In both cases, the mean is at the center of the possible values, while the variance measures how spread out the outcomes are around that center.
Key Facts
- Discrete uniform probability: P(X = x) = 1/n for each of n equally likely outcomes.
- Continuous uniform density on [a, b]: f(x) = 1/(b - a) for a <= x <= b.
- Continuous uniform probability over an interval [c, d]: P(c <= X <= d) = (d - c)/(b - a).
- Discrete uniform mean for values 1 to n: μ = (n + 1)/2.
- Continuous uniform mean on [a, b]: μ = (a + b)/2.
- Continuous uniform variance on [a, b]: σ^2 = (b - a)^2/12.
Vocabulary
- Uniform distribution
- A probability distribution in which all allowed outcomes are equally likely.
- Discrete uniform distribution
- A uniform distribution with a finite or countable set of separate possible outcomes.
- Continuous uniform distribution
- A uniform distribution in which any value in a continuous interval can occur.
- Probability density
- A function that describes how probability is spread over a continuous range of values.
- Variance
- A measure of how far values in a distribution tend to spread away from the mean.
Common Mistakes to Avoid
- Treating density as probability is wrong because a continuous value has probability 0 at any single exact point. Probability comes from area over an interval.
- Forgetting that the total probability must be 1 is wrong because all probabilities across the full sample space must add or integrate to 1.

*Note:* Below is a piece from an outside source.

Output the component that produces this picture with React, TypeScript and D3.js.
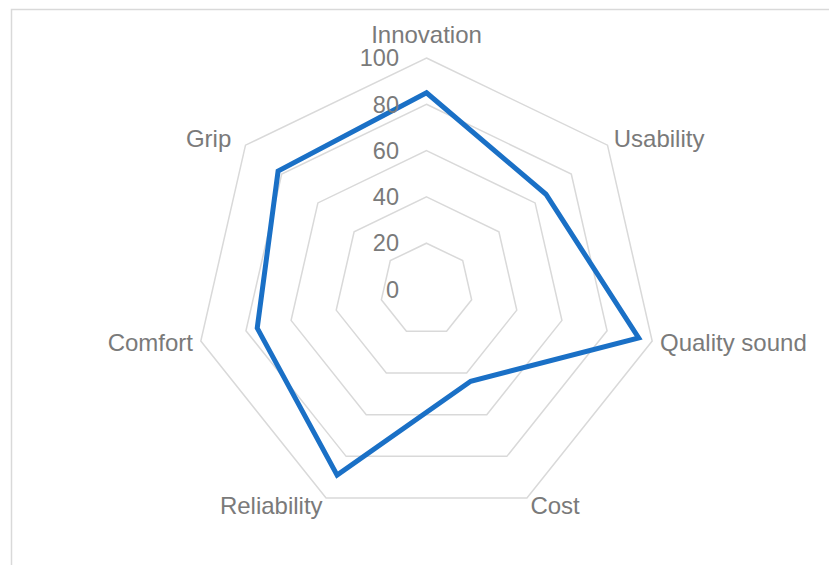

- Using the continuous variance formula for a discrete die is wrong because σ^2 = (b - a)^2/12 applies to a continuous interval, not separate outcomes like 1, 2, 3, 4, 5, and 6.
- Assuming every flat-looking graph is uniform is wrong because the distribution must be flat over its whole allowed range and zero outside that range.
Practice Questions
- 1 A fair 8-sided die is numbered 1 through 8. What is P(X = 5), and what is the mean value of one roll?
- 2 A spinner is uniformly distributed from 0 degrees to 360 degrees. What is the probability that it lands between 90 degrees and 150 degrees?
- 3 A computer generates a random decimal uniformly between 0 and 1. Explain why the probability of getting exactly 0.5 is not the same as the probability of getting a value between 0.4 and 0.6.